(PROBLEM) Can you set down, exactly as they appear below, the lines from the opening of the material through the one bearing "ax.spines[side].set_linewidth(1.3)", minus the pictures?

-- GIVEN INFORMATION start --

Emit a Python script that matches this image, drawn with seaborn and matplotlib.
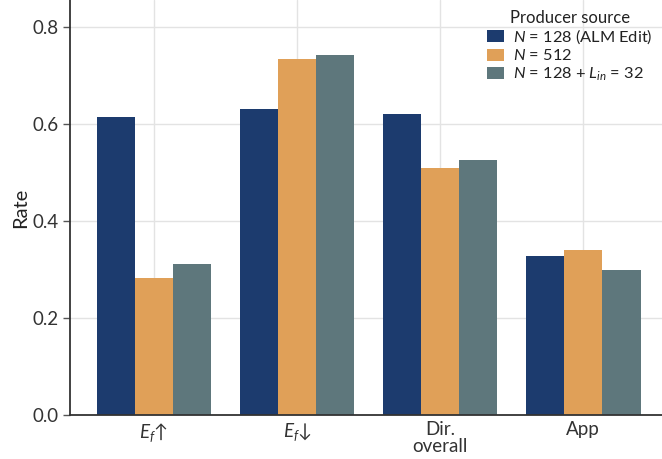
import matplotlib
matplotlib.use("Agg")
import matplotlib.pyplot as plt
import seaborn as sns
import pandas as pd

categories = [r"$E_f$↑", r"$E_f$↓", "Dir.\noverall", "App"]
series_names = [r"$N$ = 128 (ALM Edit)", r"$N$ = 512", r"$N$ = 128 + $L_{in}$ = 32"]
values_n128 = [0.613, 0.631, 0.621, 0.327]
values_n512 = [0.282, 0.734, 0.508, 0.339]
values_n128_lin32 = [0.311, 0.742, 0.526, 0.298]
colors = ["#1c3b6e", "#e0a058", "#5e777c"]

rows = []
for name, vals in zip(series_names, [values_n128, values_n512, values_n128_lin32]):
    for cat, v in zip(categories, vals):
        rows.append({"Category": cat, "Source": name, "Rate": v})
df = pd.DataFrame(rows)

sns.set_style("whitegrid")
plt.rcParams["font.family"] = ["Lato", "DejaVu Sans"]
plt.rcParams["mathtext.fontset"] = "custom"
plt.rcParams["mathtext.rm"] = "Lato"
plt.rcParams["mathtext.it"] = "Lato:italic"
plt.rcParams["mathtext.bf"] = "Lato:bold"

fig = plt.figure(figsize=(6.62, 4.59), dpi=100)
ax = fig.add_axes([70 / 662, 44 / 459, 592 / 662, 415 / 459])

sns.barplot(data=df, x="Category", y="Rate", hue="Source", palette=colors,
            width=0.8, saturation=1, linewidth=0, ax=ax, zorder=2)

ax.set_ylim(0, 0.855)
ax.set_xlim(-0.587, 3.55)
ax.set_yticks([0.0, 0.2, 0.4, 0.6, 0.8])
ax.set_yticklabels(["0.0", "0.2", "0.4", "0.6", "0.8"])
ax.set_xlabel("")
ax.set_ylabel("Rate", fontsize=14.5, color="#222222", labelpad=2)

ax.grid(True, color="#e3e3e3", linewidth=1.0, zorder=0)
ax.set_axisbelow(True)
for side in ["top", "right"]:
    ax.spines[side].set_visible(False)
for side in ["left", "bottom"]:
    ax.spines[side].set_visible(True)
    ax.spines[side].set_color("#333333")
    ax.spines[side].set_linewidth(1.3)

ax.tick_params(axis="y", which="both", left=True, length=5, width=1.0,
               color="#555555", labelsize=13.5, labelcolor="#333333")
ax.tick_params(axis="x", bottom=False, labelsize=13.5, labelcolor="#333333", pad=1)
for lbl in ax.get_xticklabels():
    lbl.set_linespacing(0.95)

leg = ax.legend(title="Producer source", loc="upper right", frameon=False,
                fontsize=11.8, title_fontsize=12, handlelength=1.05,
                handleheight=0.75, handletextpad=0.5, labelspacing=0.12,
                borderaxespad=0.2, bbox_to_anchor=(1.0, 1.0))
leg.get_title().set_color("#222222")
for t in leg.get_texts():
    t.set_color("#222222")

fig.savefig("out.png", dpi=100)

-- GIVEN INFORMATION end --

(CORRECT RESULT)
Emit a Python script that matches this image, drawn with seaborn and matplotlib.
import matplotlib
matplotlib.use("Agg")
import matplotlib.pyplot as plt
import seaborn as sns
import pandas as pd

categories = [r"$E_f$↑", r"$E_f$↓", "Dir.\noverall", "App"]
series_names = [r"$N$ = 128 (ALM Edit)", r"$N$ = 512", r"$N$ = 128 + $L_{in}$ = 32"]
values_n128 = [0.613, 0.631, 0.621, 0.327]
values_n512 = [0.282, 0.734, 0.508, 0.339]
values_n128_lin32 = [0.311, 0.742, 0.526, 0.298]
colors = ["#1c3b6e", "#e0a058", "#5e777c"]

rows = []
for name, vals in zip(series_names, [values_n128, values_n512, values_n128_lin32]):
    for cat, v in zip(categories, vals):
        rows.append({"Category": cat, "Source": name, "Rate": v})
df = pd.DataFrame(rows)

sns.set_style("whitegrid")
plt.rcParams["font.family"] = ["Lato", "DejaVu Sans"]
plt.rcParams["mathtext.fontset"] = "custom"
plt.rcParams["mathtext.rm"] = "Lato"
plt.rcParams["mathtext.it"] = "Lato:italic"
plt.rcParams["mathtext.bf"] = "Lato:bold"

fig = plt.figure(figsize=(6.62, 4.59), dpi=100)
ax = fig.add_axes([70 / 662, 44 / 459, 592 / 662, 415 / 459])

sns.barplot(data=df, x="Category", y="Rate", hue="Source", palette=colors,
            width=0.8, saturation=1, linewidth=0, ax=ax, zorder=2)

ax.set_ylim(0, 0.855)
ax.set_xlim(-0.587, 3.55)
ax.set_yticks([0.0, 0.2, 0.4, 0.6, 0.8])
ax.set_yticklabels(["0.0", "0.2", "0.4", "0.6", "0.8"])
ax.set_xlabel("")
ax.set_ylabel("Rate", fontsize=14.5, color="#222222", labelpad=2)

ax.grid(True, color="#e3e3e3", linewidth=1.0, zorder=0)
ax.set_axisbelow(True)
for side in ["top", "right"]:
    ax.spines[side].set_visible(False)
for side in ["left", "bottom"]:
    ax.spines[side].set_visible(True)
    ax.spines[side].set_color("#333333")
    ax.spines[side].set_linewidth(1.3)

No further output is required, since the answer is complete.